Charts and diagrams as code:
--------

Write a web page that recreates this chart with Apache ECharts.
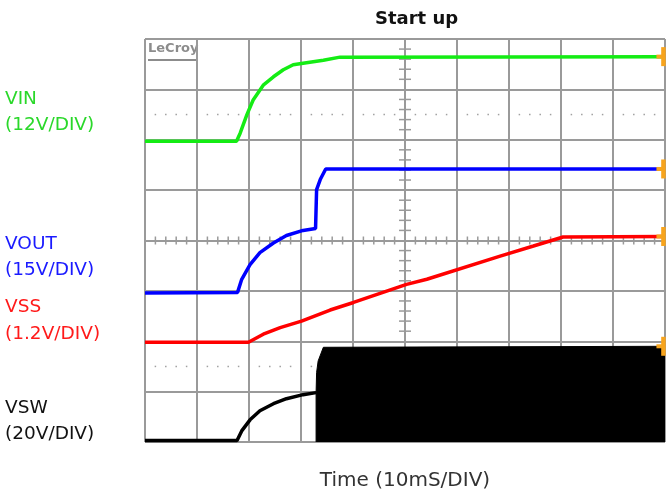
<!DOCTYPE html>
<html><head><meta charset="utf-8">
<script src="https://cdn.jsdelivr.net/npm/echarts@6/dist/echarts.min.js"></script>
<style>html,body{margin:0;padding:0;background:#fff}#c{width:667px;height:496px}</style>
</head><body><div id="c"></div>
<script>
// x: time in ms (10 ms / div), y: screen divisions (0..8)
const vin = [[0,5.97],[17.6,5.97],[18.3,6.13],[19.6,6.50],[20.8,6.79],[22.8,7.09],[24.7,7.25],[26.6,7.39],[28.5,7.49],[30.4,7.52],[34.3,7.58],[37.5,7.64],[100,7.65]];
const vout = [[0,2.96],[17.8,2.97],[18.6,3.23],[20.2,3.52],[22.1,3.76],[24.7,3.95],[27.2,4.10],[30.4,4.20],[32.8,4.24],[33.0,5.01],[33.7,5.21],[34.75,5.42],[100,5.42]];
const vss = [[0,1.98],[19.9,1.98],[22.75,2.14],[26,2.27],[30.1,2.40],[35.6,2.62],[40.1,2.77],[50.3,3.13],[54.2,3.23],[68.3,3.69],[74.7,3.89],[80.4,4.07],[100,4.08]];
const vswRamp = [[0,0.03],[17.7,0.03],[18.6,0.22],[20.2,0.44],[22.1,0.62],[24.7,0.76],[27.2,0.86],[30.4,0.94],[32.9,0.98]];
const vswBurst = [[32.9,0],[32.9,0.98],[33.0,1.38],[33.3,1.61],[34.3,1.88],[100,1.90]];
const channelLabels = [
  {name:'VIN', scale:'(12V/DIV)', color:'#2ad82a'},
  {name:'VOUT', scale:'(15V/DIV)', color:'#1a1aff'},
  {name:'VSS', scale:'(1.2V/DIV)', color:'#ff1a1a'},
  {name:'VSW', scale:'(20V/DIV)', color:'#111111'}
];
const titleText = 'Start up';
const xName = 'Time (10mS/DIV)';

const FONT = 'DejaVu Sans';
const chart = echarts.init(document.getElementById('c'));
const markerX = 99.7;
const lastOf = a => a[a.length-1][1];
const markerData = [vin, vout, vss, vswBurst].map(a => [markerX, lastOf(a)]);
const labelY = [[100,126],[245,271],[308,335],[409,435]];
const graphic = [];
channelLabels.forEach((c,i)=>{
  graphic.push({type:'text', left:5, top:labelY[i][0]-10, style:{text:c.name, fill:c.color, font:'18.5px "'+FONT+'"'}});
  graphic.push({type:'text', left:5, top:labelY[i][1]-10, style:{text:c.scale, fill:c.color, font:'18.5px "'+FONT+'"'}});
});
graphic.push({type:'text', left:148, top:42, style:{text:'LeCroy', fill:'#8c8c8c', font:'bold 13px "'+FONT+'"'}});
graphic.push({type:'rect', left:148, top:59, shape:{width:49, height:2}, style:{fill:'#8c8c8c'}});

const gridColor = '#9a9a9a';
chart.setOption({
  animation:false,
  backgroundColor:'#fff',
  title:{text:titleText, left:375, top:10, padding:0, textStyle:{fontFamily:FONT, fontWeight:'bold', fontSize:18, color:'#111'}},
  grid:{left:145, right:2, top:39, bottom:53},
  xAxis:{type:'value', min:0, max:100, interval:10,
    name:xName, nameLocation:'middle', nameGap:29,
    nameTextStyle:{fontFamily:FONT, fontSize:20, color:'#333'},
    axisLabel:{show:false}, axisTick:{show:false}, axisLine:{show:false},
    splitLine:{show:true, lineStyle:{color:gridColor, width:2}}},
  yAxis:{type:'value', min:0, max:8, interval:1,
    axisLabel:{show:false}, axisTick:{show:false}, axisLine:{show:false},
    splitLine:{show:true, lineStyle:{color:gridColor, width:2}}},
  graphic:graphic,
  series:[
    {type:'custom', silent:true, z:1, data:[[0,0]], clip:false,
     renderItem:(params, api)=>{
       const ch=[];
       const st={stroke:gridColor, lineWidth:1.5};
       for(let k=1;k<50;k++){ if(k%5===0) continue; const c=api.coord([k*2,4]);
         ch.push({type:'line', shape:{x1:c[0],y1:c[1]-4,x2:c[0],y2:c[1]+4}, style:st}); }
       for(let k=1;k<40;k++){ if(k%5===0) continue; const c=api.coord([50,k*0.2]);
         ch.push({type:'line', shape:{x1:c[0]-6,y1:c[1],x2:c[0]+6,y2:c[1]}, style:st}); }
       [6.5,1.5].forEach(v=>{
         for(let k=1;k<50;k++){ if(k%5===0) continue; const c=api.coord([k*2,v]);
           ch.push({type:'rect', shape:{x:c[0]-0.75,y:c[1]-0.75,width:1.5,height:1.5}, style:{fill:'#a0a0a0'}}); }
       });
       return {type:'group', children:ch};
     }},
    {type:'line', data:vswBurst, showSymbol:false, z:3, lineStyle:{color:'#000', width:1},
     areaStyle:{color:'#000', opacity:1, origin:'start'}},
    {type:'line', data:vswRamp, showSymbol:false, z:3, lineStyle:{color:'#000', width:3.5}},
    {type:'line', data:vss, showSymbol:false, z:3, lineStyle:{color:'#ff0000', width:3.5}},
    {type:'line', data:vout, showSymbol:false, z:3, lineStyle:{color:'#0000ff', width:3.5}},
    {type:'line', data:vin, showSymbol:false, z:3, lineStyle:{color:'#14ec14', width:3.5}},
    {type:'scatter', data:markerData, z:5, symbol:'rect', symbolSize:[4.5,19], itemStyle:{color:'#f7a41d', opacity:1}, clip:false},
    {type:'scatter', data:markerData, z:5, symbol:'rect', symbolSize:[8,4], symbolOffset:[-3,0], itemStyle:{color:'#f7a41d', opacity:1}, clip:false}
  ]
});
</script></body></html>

--------

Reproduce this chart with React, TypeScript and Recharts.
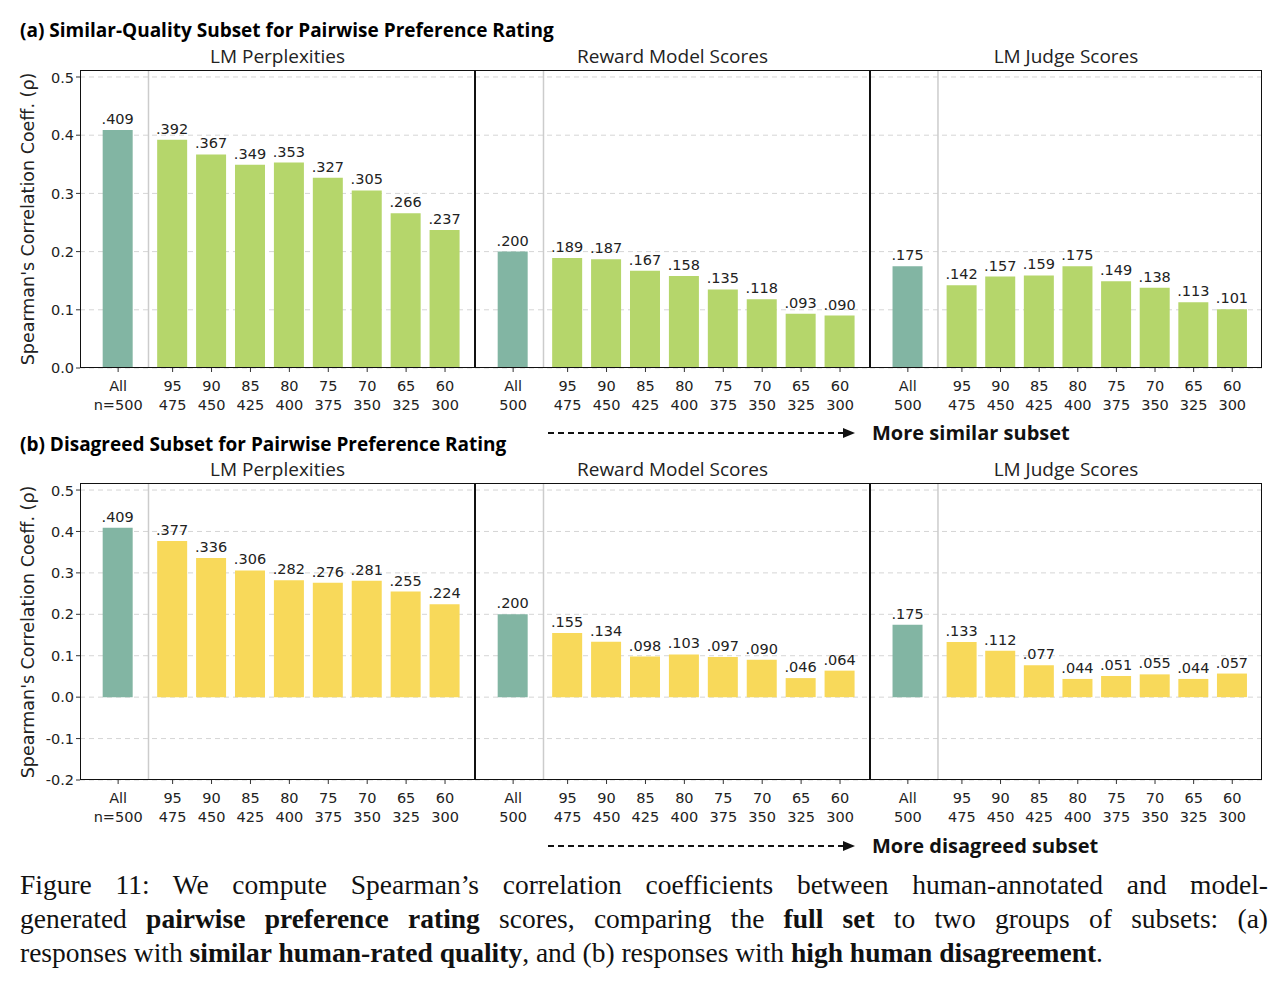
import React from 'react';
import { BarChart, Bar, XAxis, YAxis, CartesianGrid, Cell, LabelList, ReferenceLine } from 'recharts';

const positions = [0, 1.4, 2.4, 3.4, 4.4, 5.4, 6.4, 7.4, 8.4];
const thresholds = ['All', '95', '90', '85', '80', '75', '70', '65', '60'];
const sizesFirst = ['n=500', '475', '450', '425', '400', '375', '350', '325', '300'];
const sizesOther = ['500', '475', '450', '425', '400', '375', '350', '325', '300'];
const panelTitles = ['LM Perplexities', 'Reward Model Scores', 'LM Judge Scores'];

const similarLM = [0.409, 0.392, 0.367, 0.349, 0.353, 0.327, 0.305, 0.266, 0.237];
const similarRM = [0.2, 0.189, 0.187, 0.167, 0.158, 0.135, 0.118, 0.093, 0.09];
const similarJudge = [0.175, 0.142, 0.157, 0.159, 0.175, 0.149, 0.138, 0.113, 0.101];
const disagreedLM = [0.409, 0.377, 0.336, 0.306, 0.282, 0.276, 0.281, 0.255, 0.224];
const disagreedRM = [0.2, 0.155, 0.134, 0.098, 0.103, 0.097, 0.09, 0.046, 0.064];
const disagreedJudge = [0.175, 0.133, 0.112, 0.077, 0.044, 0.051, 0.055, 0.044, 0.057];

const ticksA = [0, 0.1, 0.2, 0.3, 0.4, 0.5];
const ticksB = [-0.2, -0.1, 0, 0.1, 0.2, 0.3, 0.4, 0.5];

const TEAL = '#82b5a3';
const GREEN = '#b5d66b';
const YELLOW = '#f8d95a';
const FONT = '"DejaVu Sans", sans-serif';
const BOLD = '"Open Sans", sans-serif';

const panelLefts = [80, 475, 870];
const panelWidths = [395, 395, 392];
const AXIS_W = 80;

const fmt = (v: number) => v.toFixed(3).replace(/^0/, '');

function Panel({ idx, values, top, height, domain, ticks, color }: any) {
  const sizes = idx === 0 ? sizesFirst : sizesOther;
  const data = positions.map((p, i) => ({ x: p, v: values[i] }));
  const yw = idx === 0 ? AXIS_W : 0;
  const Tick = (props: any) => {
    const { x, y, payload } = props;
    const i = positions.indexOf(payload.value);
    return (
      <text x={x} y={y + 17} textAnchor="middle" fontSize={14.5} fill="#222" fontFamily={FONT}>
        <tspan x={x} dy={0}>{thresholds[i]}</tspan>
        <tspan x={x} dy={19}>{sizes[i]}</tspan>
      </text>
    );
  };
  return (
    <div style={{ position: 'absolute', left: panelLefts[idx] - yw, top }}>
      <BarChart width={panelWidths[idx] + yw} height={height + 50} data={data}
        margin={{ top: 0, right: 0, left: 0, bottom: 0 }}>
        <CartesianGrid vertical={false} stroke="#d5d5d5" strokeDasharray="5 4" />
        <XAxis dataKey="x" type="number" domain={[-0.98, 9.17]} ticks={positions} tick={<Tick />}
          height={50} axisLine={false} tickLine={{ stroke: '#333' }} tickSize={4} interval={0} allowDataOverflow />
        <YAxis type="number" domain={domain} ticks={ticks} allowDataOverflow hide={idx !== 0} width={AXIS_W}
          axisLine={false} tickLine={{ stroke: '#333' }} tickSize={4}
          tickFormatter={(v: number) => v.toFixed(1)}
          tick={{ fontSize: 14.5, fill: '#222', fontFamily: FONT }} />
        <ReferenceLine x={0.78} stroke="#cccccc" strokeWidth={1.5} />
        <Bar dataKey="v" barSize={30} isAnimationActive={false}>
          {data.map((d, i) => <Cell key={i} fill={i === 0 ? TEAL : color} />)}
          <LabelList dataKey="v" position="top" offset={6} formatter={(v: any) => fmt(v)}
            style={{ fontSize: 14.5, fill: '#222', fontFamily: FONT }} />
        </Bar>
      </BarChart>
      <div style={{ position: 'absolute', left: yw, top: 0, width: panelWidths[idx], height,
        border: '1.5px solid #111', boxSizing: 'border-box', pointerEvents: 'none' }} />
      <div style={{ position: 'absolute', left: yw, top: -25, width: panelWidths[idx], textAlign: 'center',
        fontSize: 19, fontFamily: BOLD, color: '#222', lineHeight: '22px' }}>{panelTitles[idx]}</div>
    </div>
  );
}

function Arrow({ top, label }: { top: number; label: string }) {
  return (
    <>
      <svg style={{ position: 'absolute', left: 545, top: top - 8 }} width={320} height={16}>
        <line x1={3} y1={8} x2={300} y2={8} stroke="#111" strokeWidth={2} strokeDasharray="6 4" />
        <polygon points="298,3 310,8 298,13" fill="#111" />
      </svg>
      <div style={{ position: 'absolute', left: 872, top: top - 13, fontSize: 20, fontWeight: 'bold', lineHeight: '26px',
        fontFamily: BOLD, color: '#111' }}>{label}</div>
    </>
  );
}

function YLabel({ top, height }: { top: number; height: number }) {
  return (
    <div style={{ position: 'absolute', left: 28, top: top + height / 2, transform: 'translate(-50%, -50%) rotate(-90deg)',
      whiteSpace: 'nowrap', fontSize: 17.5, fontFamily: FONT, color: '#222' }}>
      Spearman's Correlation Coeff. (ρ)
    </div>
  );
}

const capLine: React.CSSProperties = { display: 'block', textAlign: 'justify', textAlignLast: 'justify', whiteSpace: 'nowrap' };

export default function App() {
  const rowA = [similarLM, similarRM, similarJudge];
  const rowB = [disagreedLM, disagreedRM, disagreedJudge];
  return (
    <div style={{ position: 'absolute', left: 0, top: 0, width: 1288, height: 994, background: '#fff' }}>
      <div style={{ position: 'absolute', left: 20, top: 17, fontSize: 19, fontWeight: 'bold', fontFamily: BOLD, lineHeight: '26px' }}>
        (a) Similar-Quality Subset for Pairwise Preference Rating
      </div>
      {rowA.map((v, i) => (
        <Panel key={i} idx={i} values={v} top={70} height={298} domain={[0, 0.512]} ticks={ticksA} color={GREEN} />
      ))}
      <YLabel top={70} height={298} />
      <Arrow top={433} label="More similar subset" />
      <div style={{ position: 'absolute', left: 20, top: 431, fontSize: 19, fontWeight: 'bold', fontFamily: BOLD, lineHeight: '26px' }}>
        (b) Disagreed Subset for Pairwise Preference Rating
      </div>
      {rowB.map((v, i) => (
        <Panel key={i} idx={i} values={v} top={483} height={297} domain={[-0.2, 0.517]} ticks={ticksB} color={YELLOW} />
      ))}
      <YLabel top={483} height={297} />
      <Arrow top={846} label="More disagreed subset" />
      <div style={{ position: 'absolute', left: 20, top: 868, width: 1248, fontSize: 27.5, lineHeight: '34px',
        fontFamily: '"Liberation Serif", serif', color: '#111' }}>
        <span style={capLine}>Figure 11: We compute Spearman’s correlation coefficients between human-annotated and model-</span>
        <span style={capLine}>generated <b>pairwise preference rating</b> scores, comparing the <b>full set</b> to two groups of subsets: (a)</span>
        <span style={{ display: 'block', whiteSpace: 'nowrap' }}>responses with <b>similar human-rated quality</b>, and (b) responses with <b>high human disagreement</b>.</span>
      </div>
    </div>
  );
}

--------

__GOAL__
Find each line holding "React". Copy it out.

__ANSWER__
Reproduce this chart with React, TypeScript and Recharts.
import React from 'react';
const capLine: React.CSSProperties = { display: 'block', textAlign: 'justify', textAlignLast: 'justify', whiteSpace: 'nowrap' };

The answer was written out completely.